Rechtspraak
werkgeefster/werkneemster
Werkneemster is sinds 2004 in dienst van werkgeefster (een logistieke dienstverlener in de Rotterdamse haven), laatstelijk in de functie van Terminaloperator B3. Ze is aangehouden op verdenking van drugssmokkel. In de auto van de vriend van werkneemster (waar werkneemster bij de aanhouding vlak achter reed), is net na het verlaten van het terrein van werkgeefster 180 kg stoffen, deels cocaïne en deels daarop lijkend, aangetroffen. Thans verzoekt werkgeefster ontbinding van de arbeidsovereenkomst, primair wegens een dringende reden en subsidiair wegens een vertrouwensbreuk.

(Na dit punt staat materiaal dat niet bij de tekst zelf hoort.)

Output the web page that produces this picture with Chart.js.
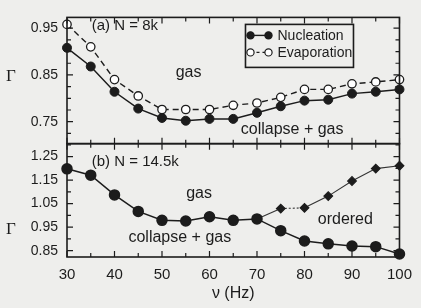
<!DOCTYPE html>
<html>
<head>
<meta charset="utf-8">
<script src="https://cdn.jsdelivr.net/npm/chart.js@4/dist/chart.umd.min.js"></script>
<style>
  html, body { margin: 0; padding: 0; background: #eeeeec; }
  #wrap { width: 421px; height: 308px; }
</style>
</head>
<body>
<div id="wrap"><canvas id="phaseChart" width="421" height="308"></canvas></div>
<script>
// frequencies (Hz)
const freq = [30, 35, 40, 45, 50, 55, 60, 65, 70, 75, 80, 85, 90, 95, 100];
// (a) N = 8k
const nucleation8k = [0.908, 0.868, 0.814, 0.778, 0.758, 0.752, 0.756, 0.756, 0.769, 0.783, 0.795, 0.797, 0.810, 0.814, 0.819];
const evaporation8k = [0.958, 0.910, 0.840, 0.805, 0.776, 0.776, 0.776, 0.785, 0.790, 0.802, 0.819, 0.819, 0.831, 0.835, 0.840];
// (b) N = 14.5k
const collapse14k = [1.198, 1.171, 1.087, 1.017, 0.979, 0.976, 0.994, 0.979, 0.985, 0.935, 0.891, 0.879, 0.870, 0.867, 0.836];
const orderedFreq = [70, 75, 80, 85, 90, 95, 100];
const ordered14k = [0.985, 1.029, 1.032, 1.082, 1.146, 1.199, 1.211];

const xTicks = [30, 40, 50, 60, 70, 80, 90, 100];
const yTicksTop = [0.75, 0.85, 0.95];
const yTicksBottom = [0.85, 0.95, 1.05, 1.15, 1.25];

const ink = '#1c1c1c';
const pts = (xs, ys) => xs.map((x, i) => ({ x: x, y: ys[i] }));

// frame, inward ticks, labels, legend
const panelDecor = {
    id: 'panelDecor',
    afterDraw(chart) {
        const ctx = chart.ctx;
        const x = chart.scales.x;
        const area = chart.chartArea;
        ctx.save();
        ctx.strokeStyle = ink;
        ctx.fillStyle = ink;

        const panels = [
            { s: chart.scales.yt, step: 0.025, major: yTicksTop },
            { s: chart.scales.yb, step: 0.05, major: yTicksBottom }
        ];
        panels.forEach(p => {
            const top = p.s.top, bot = p.s.bottom;
            ctx.lineWidth = 1.6;
            ctx.strokeRect(area.left, top, area.right - area.left, bot - top);
            ctx.lineWidth = 1.2;
            ctx.beginPath();
            for (let v = 30; v <= 100; v += 5) {
                const px = x.getPixelForValue(v);
                const len = v % 10 === 0 ? 6 : 4;
                ctx.moveTo(px, top); ctx.lineTo(px, top + len);
                ctx.moveTo(px, bot); ctx.lineTo(px, bot - len);
            }
            const start = Math.ceil(p.s.min / p.step - 1e-6);
            for (let k = start; k * p.step <= p.s.max + 1e-9; k++) {
                const v = k * p.step;
                const py = p.s.getPixelForValue(v);
                const isMajor = p.major.some(m => Math.abs(m - v) < 1e-6);
                const len = isMajor ? 6 : 4;
                ctx.moveTo(area.left, py); ctx.lineTo(area.left + len, py);
                ctx.moveTo(area.right, py); ctx.lineTo(area.right - len, py);
            }
            ctx.stroke();

            // Gamma label
            ctx.font = '17px "Liberation Serif", serif';
            ctx.textAlign = 'center';
            ctx.textBaseline = 'middle';
            ctx.fillText('Γ', 11, p.s.getPixelForValue(p.major[1]) + 2);
        });

        const yt = chart.scales.yt, yb = chart.scales.yb;
        const label = (txt, vx, vy, scale, align, size) => {
            ctx.font = size + 'px "Liberation Sans", Arial, sans-serif';
            ctx.textAlign = align;
            ctx.textBaseline = 'middle';
            ctx.fillText(txt, x.getPixelForValue(vx), scale.getPixelForValue(vy));
        };
        label('(a) N = 8k', 35.2, 0.954, yt, 'left', 15);
        label('gas', 55.6, 0.855, yt, 'center', 16);
        label('collapse + gas', 77.4, 0.733, yt, 'center', 16);
        label('(b) N = 14.5k', 35.2, 1.229, yb, 'left', 15);
        label('gas', 57.8, 1.094, yb, 'center', 16);
        label('collapse + gas', 53.75, 0.904, yb, 'center', 16);
        label('ordered', 88.6, 0.984, yb, 'center', 16);

        // legend box
        const lx = area.right - 154, ly = area.top + 7;
        ctx.lineWidth = 1.6;
        ctx.strokeRect(lx, ly, 108, 43);
        ctx.font = '14px "Liberation Sans", Arial, sans-serif';
        ctx.textAlign = 'left';
        const rows = [
            { ds: chart.data.datasets[0], y: ly + 11 },
            { ds: chart.data.datasets[1], y: ly + 28 }
        ];
        rows.forEach(r => {
            ctx.lineWidth = 1.4;
            ctx.setLineDash(r.ds.borderDash ? [3, 3] : []);
            ctx.beginPath();
            ctx.moveTo(lx + 5, r.y); ctx.lineTo(lx + 23, r.y);
            ctx.stroke();
            ctx.setLineDash([]);
            [lx + 5, lx + 23].forEach(cx => {
                ctx.beginPath();
                ctx.arc(cx, r.y, 3.6, 0, Math.PI * 2);
                ctx.fillStyle = r.ds.pointBackgroundColor;
                ctx.fill();
                ctx.lineWidth = 1.2;
                ctx.stroke();
            });
            ctx.fillStyle = ink;
            ctx.fillText(r.ds.label, lx + 32, r.y + 1);
        });
        ctx.restore();
    }
};

const tickFont = { family: '"Liberation Sans", Arial, sans-serif', size: 14 };

new Chart(document.getElementById('phaseChart').getContext('2d'), {
    type: 'line',
    data: {
        datasets: [{
            label: 'Nucleation',
            data: pts(freq, nucleation8k),
            yAxisID: 'yt',
            clip: false,
            borderColor: ink,
            borderWidth: 1.5,
            pointRadius: 4.5,
            pointBackgroundColor: ink,
            pointBorderColor: ink,
            pointBorderWidth: 1
        }, {
            label: 'Evaporation',
            data: pts(freq, evaporation8k),
            yAxisID: 'yt',
            clip: false,
            borderColor: ink,
            borderWidth: 1.4,
            borderDash: [6, 4],
            pointRadius: 4.2,
            pointBackgroundColor: '#ffffff',
            pointBorderColor: ink,
            pointBorderWidth: 1.3
        }, {
            label: 'Collapse',
            data: pts(freq, collapse14k),
            yAxisID: 'yb',
            clip: false,
            borderColor: ink,
            borderWidth: 1.5,
            pointRadius: 5,
            pointBackgroundColor: ink,
            pointBorderColor: ink
        }, {
            label: 'Ordered',
            data: pts(orderedFreq, ordered14k),
            yAxisID: 'yb',
            clip: false,
            borderColor: '#333333',
            borderWidth: 1.1,
            pointStyle: 'rectRot',
            pointRadius: 4.4,
            pointBackgroundColor: ink,
            pointBorderColor: ink,
            segment: {
                borderDash: c => c.p0DataIndex === 1 ? [2, 2] : undefined
            }
        }]
    },
    options: {
        responsive: false,
        animation: false,
        layout: { padding: { top: 16, right: 15, bottom: 0, left: 0 } },
        plugins: { legend: { display: false }, tooltip: { enabled: false } },
        scales: {
            x: {
                type: 'linear',
                min: 30,
                max: 100,
                grid: { display: false, drawTicks: false },
                border: { display: false },
                afterBuildTicks: s => { s.ticks = xTicks.map(v => ({ value: v })); },
                afterFit: s => { s.height = 51; },
                ticks: {
                    padding: 9,
                    autoSkip: false,
                    maxRotation: 0,
                    color: ink,
                    font: { family: '"Liberation Sans", Arial, sans-serif', size: 15 }
                },
                title: {
                    display: true,
                    text: 'ν (Hz)',
                    color: ink,
                    padding: { top: 0, bottom: 5 },
                    font: { family: '"Liberation Sans", Arial, sans-serif', size: 16 }
                }
            },
            yb: {
                type: 'linear',
                position: 'left',
                stack: 'panels',
                stackWeight: 114,
                min: 0.823,
                max: 1.305,
                grid: { display: false, drawTicks: false },
                border: { display: false },
                afterBuildTicks: s => { s.ticks = yTicksBottom.map(v => ({ value: v })); },
                afterFit: s => { s.width = 67; },
                ticks: { padding: 9, autoSkip: false, color: ink, font: tickFont, callback: v => v.toFixed(2) }
            },
            yt: {
                type: 'linear',
                position: 'left',
                stack: 'panels',
                stackWeight: 127,
                min: 0.703,
                max: 0.973,
                grid: { display: false, drawTicks: false },
                border: { display: false },
                afterBuildTicks: s => { s.ticks = yTicksTop.map(v => ({ value: v })); },
                afterFit: s => { s.width = 67; },
                ticks: { padding: 9, autoSkip: false, color: ink, font: tickFont, callback: v => v.toFixed(2) }
            }
        }
    },
    plugins: [panelDecor]
});
</script>
</body>
</html>
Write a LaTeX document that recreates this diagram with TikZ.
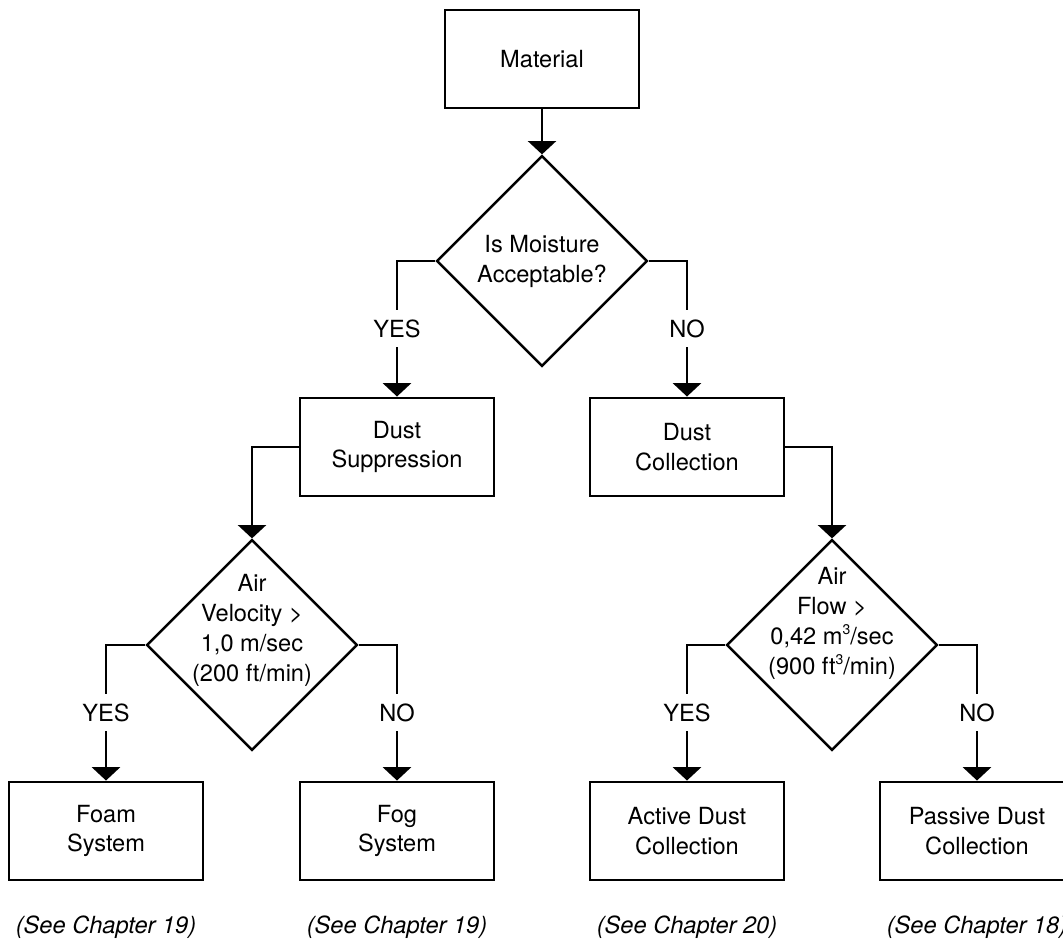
\documentclass[tikz,border=0pt]{standalone}
\usepackage{fontspec}
\setmainfont{TeX Gyre Heros}
\usepackage{tikz}
\usetikzlibrary{arrows.meta,shapes.geometric,calc}
\newcommand\flowfont{\fontsize{17.7pt}{22.4pt}\selectfont}
\newcommand\cubed{\raisebox{.42em}{\fontsize{10.5pt}{10.5pt}\selectfont 3}}
\tikzset{
  >={Triangle[width=21pt,length=10pt]},
  block/.style={draw,line width=2.2pt,minimum width=145.5pt,minimum height=73.5pt,align=center,font=\flowfont},
  decide/.style={diamond,draw,line width=1.9pt,minimum width=158pt,minimum height=158pt,inner sep=0pt},
  qtext/.style={align=center,font=\flowfont,inner sep=0pt},
  flow/.style={->,line width=1.9pt},
  ans/.style={fill=white,inner xsep=2pt,inner ysep=7pt,font=\flowfont},
  seeref/.style={font=\flowfont\itshape}
}
\begin{document}
\begin{tikzpicture}[x=.75pt,y=-.75pt]
        \useasboundingbox (0,0) rectangle (1063,944);

        \node[block] (mat) at (542,59) {Material};
        \node[decide] (q1) at (542,261) {};
        \node[qtext] (q1t) at ([yshift=-.5pt]q1.center) {Is Moisture\\Acceptable?};

        \node[block] (supp) at (397,447) {Dust\\Suppression};
        \node[block] (coll) at (687,447) {Dust\\Collection};

        \node[decide] (q2) at (252,645) {};
        \node[qtext] (q2t) at ([yshift=11pt]q2.center) {Air\\Velocity >\\1,0 m/sec\\(200 ft/min)};
        \node[decide] (q3) at (832,645) {};
        \node[qtext] (q3t) at ([yshift=16pt]q3.center) {Air\\Flow >\\0,42 m\cubed/sec\\(900 ft\cubed/min)};

        \node[block] (foam) at (106,831) {Foam\\System};
        \node[block] (fog) at (397,831) {Fog\\System};
        \node[block] (active) at (687,831) {Active Dust\\Collection};
        \node[block] (passive) at (977,831) {Passive Dust\\Collection};

        \node[seeref] (foamref) at (106,927) {(See Chapter 19)};
        \node[seeref] (fogref) at (397,927) {(See Chapter 19)};
        \node[seeref] (activeref) at (687,927) {(See Chapter 20)};
        \node[seeref] (passiveref) at (977,927) {(See Chapter 18)};

        \draw[flow] (mat)--(q1);
        \draw[flow] (q1.west) -| node[ans,pos=.75] {YES} (supp);
        \draw[flow] (q1.east) -| node[ans,pos=.75] {NO} (coll);
        \draw[flow] (supp.west) -| (q2);
        \draw[flow] (coll.east) -| (q3);
        \draw[flow] (q2.west) -| node[ans,pos=.75] {YES} (foam);
        \draw[flow] (q2.east) -| node[ans,pos=.75] {NO} (fog);
        \draw[flow] (q3.west) -| node[ans,pos=.75] {YES} (active);
        \draw[flow] (q3.east) -| node[ans,pos=.75] {NO} (passive);
      \end{tikzpicture}
\end{document}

De kantonrechter oordeelt als volgt. Ook in het arbeidsrecht geldt dat iemand aan enig (strafbaar) feit onschuldig is indien en zolang zijn schuld niet is komen vast te staan (de ‘onschuldpresumptie’). Alleen de strafrechtelijke verdenking en de daaruit voortvloeiende detentie is daarom in beginsel onvoldoende om te komen tot een ontbinding van de arbeidsovereenkomst. Dit geldt ook voor ernstige delicten als waarvan werkneemster is beschuldigd, waarbij het strafbare feit heeft plaatsgevonden op het terrein van werkgeefster. Nu werkneemster iedere betrokkenheid bij de drugssmokkel ontkent, wordt het ontbindingsverzoek wegens een dringende reden afgewezen.
Ten aanzien van de gestelde vertrouwensbreuk wordt als volgt overwogen. De enkele omstandigheid dat werkneemster wordt verdacht van het plegen van een misdrijf is op zichzelf niet voldoende om de conclusie te rechtvaardigen dat sprake is van een vertrouwensbreuk. In dit geval betreft het echter een verdenking van een strafbaar feit dat gerelateerd is aan de werkplek. Aan personeel van werkgeefster mogen gelet op risico’s gerelateerd aan de werkplek en gehanteerde beveiligingsvoorschriften hoge integriteitseisen worden gesteld. Daarbij is van belang dat werkgeefster onweersproken een AEO-status heeft, die bij delicten als de onderhavige wordt bedreigd. In de verklaring van werkneemster over het volgen van de auto van haar vriend (ze zou hem hebben achtervolgd, omdat ze dacht dat hij haar bedroog), heeft werkgeefster voldoende aanknopingspunten kunnen vinden om aan de integriteit van werkneemster te twijfelen. Volgt ontbinding van de arbeidsovereenkomst wegens een vertrouwensbreuk zonder toekenning van een vergoeding.